### Information shown
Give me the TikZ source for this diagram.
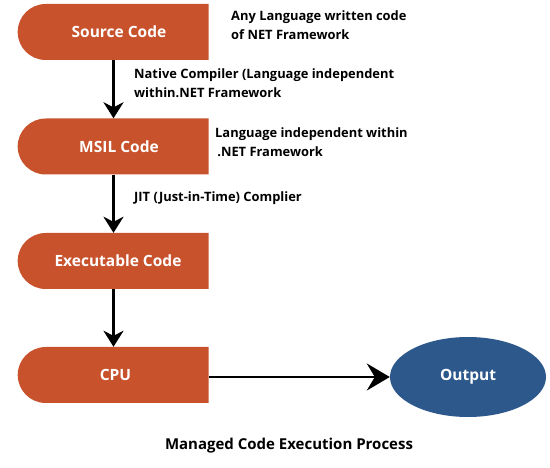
\documentclass[tikz,border=0pt]{standalone}
\usepackage{fontspec}
\setmainfont{Open Sans}
\usetikzlibrary{shapes.misc,shapes.geometric,arrows.meta}
\definecolor{boxor}{RGB}{200,82,44}
\definecolor{outblue}{RGB}{45,88,140}
\begin{document}
\begin{tikzpicture}[x=1pt,y=-1pt,
  stepbox/.style={rounded rectangle, rounded rectangle right arc=none, fill=boxor,
    minimum width=191pt, minimum height=56pt, inner sep=0pt, text=white,
    font=\fontsize{15.5}{18}\selectfont\bfseries},
  outnode/.style={ellipse, fill=outblue, minimum width=156pt, minimum height=80pt,
    inner sep=0pt, text=white, font=\fontsize{15.5}{18}\selectfont\bfseries},
  lbl/.style={anchor=north west, align=left, inner sep=0pt,
    font=\fontsize{12.9}{18.5}\selectfont\bfseries},
  conn/.style={line width=2.5pt, -{Stealth[length=16pt,width=20pt,inset=5pt]}},
  hconn/.style={line width=2.5pt, -{Stealth[length=23pt,width=27pt,inset=8pt]}}]
\useasboundingbox (0,0) rectangle (550,468);
\node[stepbox] (src) at (113.5,32) {\hspace*{11pt}Source Code};
\node[stepbox] (msil) at (113.5,146.5) {\hspace*{11pt}MSIL Code};
\node[stepbox] (exe) at (113.5,261) {\hspace*{9pt}Executable Code};
\node[stepbox] (cpu) at (113.5,375) {\hspace*{4pt}CPU};
\node[outnode] (out) at (468,377) {Output};
\draw[conn] (src.south) -- (msil.north);
\draw[conn] (msil.south) -- (exe.north);
\draw[conn] (exe.south) -- (cpu.north);
\draw[hconn] (cpu.east |- out.west) -- (out.west);
\node[lbl] (l1) at (231,11) {Any Language written code\\of NET Framework};
\node[lbl] (l2) at (134,69) {Native Compiler (Language independent\\within.NET Framework};
\node[lbl] (l3) at (215,128) {Language independent within\\\,.NET Framework};
\node[lbl] (l4) at (134,192) {JIT (Just-in-Time) Complier};
\node[font=\fontsize{15}{18}\selectfont\bfseries] (title) at (289,446) {Managed Code Execution Process};
\end{tikzpicture}
\end{document}
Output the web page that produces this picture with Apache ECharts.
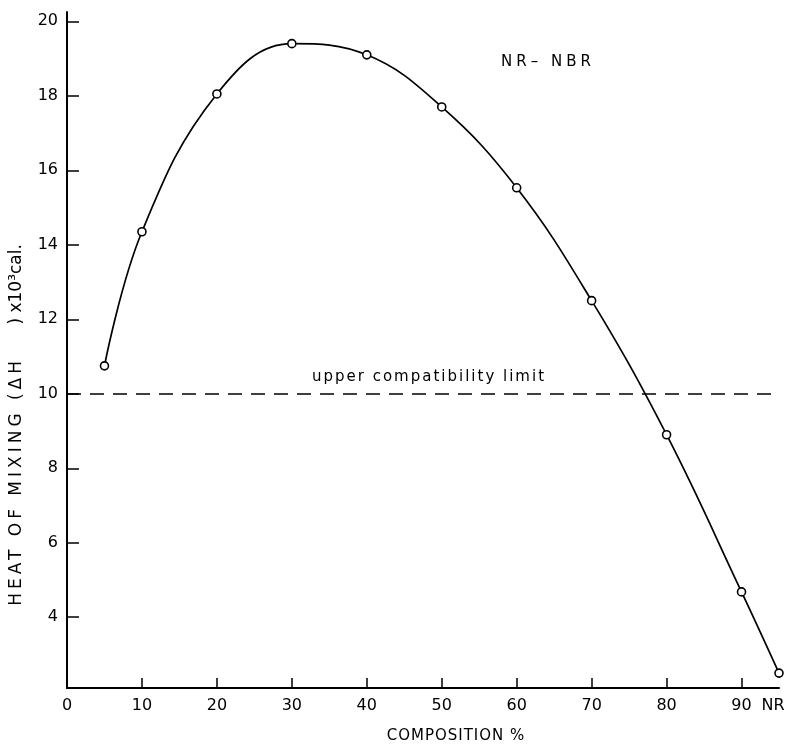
<!DOCTYPE html>
<html>
<head>
<meta charset="utf-8">
<script src="https://cdn.jsdelivr.net/npm/echarts@6/dist/echarts.min.js"></script>
<style>html,body{margin:0;padding:0;background:#fff;}#c{width:785px;height:744px;}</style>
</head>
<body>
<div id="c"></div>
<script>
var composition = [5, 10, 20, 30, 40, 50, 60, 70, 80, 90, 95];
var heatOfMixing = [10.75, 14.35, 18.05, 19.4, 19.1, 17.7, 15.53, 12.5, 8.9, 4.68, 2.5];
var xTickValues = [10, 20, 30, 40, 50, 60, 70, 80, 90];
var xLabelValues = [0, 10, 20, 30, 40, 50, 60, 70, 80, 90, 95];
var yTickValues = [4, 6, 8, 10, 12, 14, 16, 18, 20];
var limitValue = 10;

// letter spacing for the wide, tracked lettering of the original
(function () {
  var P = CanvasRenderingContext2D.prototype;
  if (!('letterSpacing' in P)) return;
  function setLS(ctx) {
    var m = /ls(\d+)/.exec(ctx.font || '');
    ctx.letterSpacing = m ? m[1] + 'px' : '0px';
  }
  var f = P.fillText, s = P.strokeText, mt = P.measureText;
  P.fillText = function () { setLS(this); return f.apply(this, arguments); };
  P.strokeText = function () { setLS(this); return s.apply(this, arguments); };
  P.measureText = function () { setLS(this); return mt.apply(this, arguments); };
})();

function fam(ls) { return '"DejaVu Sans", ls' + ls + ', sans-serif'; }

var chart = echarts.init(document.getElementById('c'), null, {renderer: 'canvas'});
chart.setOption({
  backgroundColor: '#fff',
  animation: false,
  title: {
    text: 'NR\u2013 NBR',
    left: 496, top: 48,
    textStyle: {fontFamily: fam(4), fontSize: 15, fontWeight: 'normal', color: '#000'}
  },
  grid: {left: 67, right: 6, top: 12, bottom: 56, containLabel: false, outerBoundsMode: 'none'},
  xAxis: {
    type: 'value', min: 0, max: 95,
    name: 'COMPOSITION %', nameLocation: 'middle', nameGap: 40,
    nameTextStyle: {fontFamily: fam(1), fontSize: 15, color: '#000', padding: [0, 0, 0, 66]},
    axisLine: {lineStyle: {color: '#000', width: 2}},
    axisTick: {show: true, inside: true, length: 10, customValues: xTickValues, lineStyle: {color: '#000', width: 1.5}},
    axisLabel: {customValues: xLabelValues, margin: 10, fontFamily: fam(0), fontSize: 16, color: '#000',
      formatter: function (v) { return v === 95 ? '{n|NR}' : String(v); },
      rich: {n: {fontFamily: fam(0), fontSize: 16, color: '#000', padding: [0, 12, 0, 0]}}},
    splitLine: {show: false}
  },
  yAxis: {
    type: 'value', min: 2.1, max: 20.25,
    name: '{a|HEAT OF MIXING (\u0394H}{b|      ) x10\u00B3cal.}', nameLocation: 'middle', nameGap: 37, nameRotate: 90,
    nameTextStyle: {color: '#000', padding: [0, 150, 0, 0],
      rich: {
        a: {fontFamily: fam(4), fontSize: 17, color: '#000'},
        b: {fontFamily: fam(0), fontSize: 17, color: '#000'}
      }},
    axisLine: {lineStyle: {color: '#000', width: 2}},
    axisTick: {show: true, inside: true, length: 12, customValues: yTickValues, lineStyle: {color: '#000', width: 1.5}},
    axisLabel: {customValues: yTickValues, margin: 9, fontFamily: fam(0), fontSize: 16, color: '#000'},
    splitLine: {show: false}
  },
  series: [{
    type: 'line',
    data: composition.map(function (x, i) { return [x, heatOfMixing[i]]; }),
    smooth: 0.4,
    symbol: 'circle', symbolSize: 8,
    itemStyle: {color: '#fff', borderColor: '#000', borderWidth: 1.6},
    lineStyle: {color: '#000', width: 1.7},
    markLine: {
      silent: true, symbol: 'none',
      data: [{yAxis: limitValue}],
      lineStyle: {color: '#000', width: 1.5, type: [14, 9]},
      label: {show: true, position: 'insideMiddleTop', formatter: 'upper compatibility limit',
        fontFamily: fam(2), fontSize: 15, color: '#000', distance: 8, padding: [0, 0, 0, 12]}
    }
  }]
});
</script>
</body>
</html>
######
Exercise instructions ::
Reproduce each entry precisely, dropping only the pictures.

Response ::
Give me the TikZ source for this diagram.
\documentclass[tikz,border=0pt]{standalone}
\usepackage{fontspec}
\setmainfont{Open Sans}
\usetikzlibrary{shapes.misc,shapes.geometric,arrows.meta}
\definecolor{boxor}{RGB}{200,82,44}
\definecolor{outblue}{RGB}{45,88,140}
\begin{document}
\begin{tikzpicture}[x=1pt,y=-1pt,
  stepbox/.style={rounded rectangle, rounded rectangle right arc=none, fill=boxor,
    minimum width=191pt, minimum height=56pt, inner sep=0pt, text=white,
    font=\fontsize{15.5}{18}\selectfont\bfseries},
  outnode/.style={ellipse, fill=outblue, minimum width=156pt, minimum height=80pt,
    inner sep=0pt, text=white, font=\fontsize{15.5}{18}\selectfont\bfseries},
  lbl/.style={anchor=north west, align=left, inner sep=0pt,
    font=\fontsize{12.9}{18.5}\selectfont\bfseries},
  conn/.style={line width=2.5pt, -{Stealth[length=16pt,width=20pt,inset=5pt]}},
  hconn/.style={line width=2.5pt, -{Stealth[length=23pt,width=27pt,inset=8pt]}}]
\useasboundingbox (0,0) rectangle (550,468);
\node[stepbox] (src) at (113.5,32) {\hspace*{11pt}Source Code};
\node[stepbox] (msil) at (113.5,146.5) {\hspace*{11pt}MSIL Code};
\node[stepbox] (exe) at (113.5,261) {\hspace*{9pt}Executable Code};
\node[stepbox] (cpu) at (113.5,375) {\hspace*{4pt}CPU};
\node[outnode] (out) at (468,377) {Output};
\draw[conn] (src.south) -- (msil.north);
\draw[conn] (msil.south) -- (exe.north);
\draw[conn] (exe.south) -- (cpu.north);
\draw[hconn] (cpu.east |- out.west) -- (out.west);
\node[lbl] (l1) at (231,11) {Any Language written code\\of NET Framework};
\node[lbl] (l2) at (134,69) {Native Compiler (Language independent\\within.NET Framework};
\node[lbl] (l3) at (215,128) {Language independent within\\\,.NET Framework};
\node[lbl] (l4) at (134,192) {JIT (Just-in-Time) Complier};
\node[font=\fontsize{15}{18}\selectfont\bfseries] (title) at (289,446) {Managed Code Execution Process};
\end{tikzpicture}
\end{document}
Output the web page that produces this picture with Apache ECharts.
<!DOCTYPE html>
<html>
<head>
<meta charset="utf-8">
<script src="https://cdn.jsdelivr.net/npm/echarts@6/dist/echarts.min.js"></script>
<style>html,body{margin:0;padding:0;background:#fff;}#c{width:785px;height:744px;}</style>
</head>
<body>
<div id="c"></div>
<script>
var composition = [5, 10, 20, 30, 40, 50, 60, 70, 80, 90, 95];
var heatOfMixing = [10.75, 14.35, 18.05, 19.4, 19.1, 17.7, 15.53, 12.5, 8.9, 4.68, 2.5];
var xTickValues = [10, 20, 30, 40, 50, 60, 70, 80, 90];
var xLabelValues = [0, 10, 20, 30, 40, 50, 60, 70, 80, 90, 95];
var yTickValues = [4, 6, 8, 10, 12, 14, 16, 18, 20];
var limitValue = 10;

// letter spacing for the wide, tracked lettering of the original
(function () {
  var P = CanvasRenderingContext2D.prototype;
  if (!('letterSpacing' in P)) return;
  function setLS(ctx) {
    var m = /ls(\d+)/.exec(ctx.font || '');
    ctx.letterSpacing = m ? m[1] + 'px' : '0px';
  }
  var f = P.fillText, s = P.strokeText, mt = P.measureText;
  P.fillText = function () { setLS(this); return f.apply(this, arguments); };
  P.strokeText = function () { setLS(this); return s.apply(this, arguments); };
  P.measureText = function () { setLS(this); return mt.apply(this, arguments); };
})();

function fam(ls) { return '"DejaVu Sans", ls' + ls + ', sans-serif'; }

var chart = echarts.init(document.getElementById('c'), null, {renderer: 'canvas'});
chart.setOption({
  backgroundColor: '#fff',
  animation: false,
  title: {
    text: 'NR\u2013 NBR',
    left: 496, top: 48,
    textStyle: {fontFamily: fam(4), fontSize: 15, fontWeight: 'normal', color: '#000'}
  },
  grid: {left: 67, right: 6, top: 12, bottom: 56, containLabel: false, outerBoundsMode: 'none'},
  xAxis: {
    type: 'value', min: 0, max: 95,
    name: 'COMPOSITION %', nameLocation: 'middle', nameGap: 40,
    nameTextStyle: {fontFamily: fam(1), fontSize: 15, color: '#000', padding: [0, 0, 0, 66]},
    axisLine: {lineStyle: {color: '#000', width: 2}},
    axisTick: {show: true, inside: true, length: 10, customValues: xTickValues, lineStyle: {color: '#000', width: 1.5}},
    axisLabel: {customValues: xLabelValues, margin: 10, fontFamily: fam(0), fontSize: 16, color: '#000',
      formatter: function (v) { return v === 95 ? '{n|NR}' : String(v); },
      rich: {n: {fontFamily: fam(0), fontSize: 16, color: '#000', padding: [0, 12, 0, 0]}}},
    splitLine: {show: false}
  },
  yAxis: {
    type: 'value', min: 2.1, max: 20.25,
    name: '{a|HEAT OF MIXING (\u0394H}{b|      ) x10\u00B3cal.}', nameLocation: 'middle', nameGap: 37, nameRotate: 90,
    nameTextStyle: {color: '#000', padding: [0, 150, 0, 0],
      rich: {
        a: {fontFamily: fam(4), fontSize: 17, color: '#000'},
        b: {fontFamily: fam(0), fontSize: 17, color: '#000'}
      }},
    axisLine: {lineStyle: {color: '#000', width: 2}},
    axisTick: {show: true, inside: true, length: 12, customValues: yTickValues, lineStyle: {color: '#000', width: 1.5}},
    axisLabel: {customValues: yTickValues, margin: 9, fontFamily: fam(0), fontSize: 16, color: '#000'},
    splitLine: {show: false}
  },
  series: [{
    type: 'line',
    data: composition.map(function (x, i) { return [x, heatOfMixing[i]]; }),
    smooth: 0.4,
    symbol: 'circle', symbolSize: 8,
    itemStyle: {color: '#fff', borderColor: '#000', borderWidth: 1.6},
    lineStyle: {color: '#000', width: 1.7},
    markLine: {
      silent: true, symbol: 'none',
      data: [{yAxis: limitValue}],
      lineStyle: {color: '#000', width: 1.5, type: [14, 9]},
      label: {show: true, position: 'insideMiddleTop', formatter: 'upper compatibility limit',
        fontFamily: fam(2), fontSize: 15, color: '#000', distance: 8, padding: [0, 0, 0, 12]}
    }
  }]
});
</script>
</body>
</html>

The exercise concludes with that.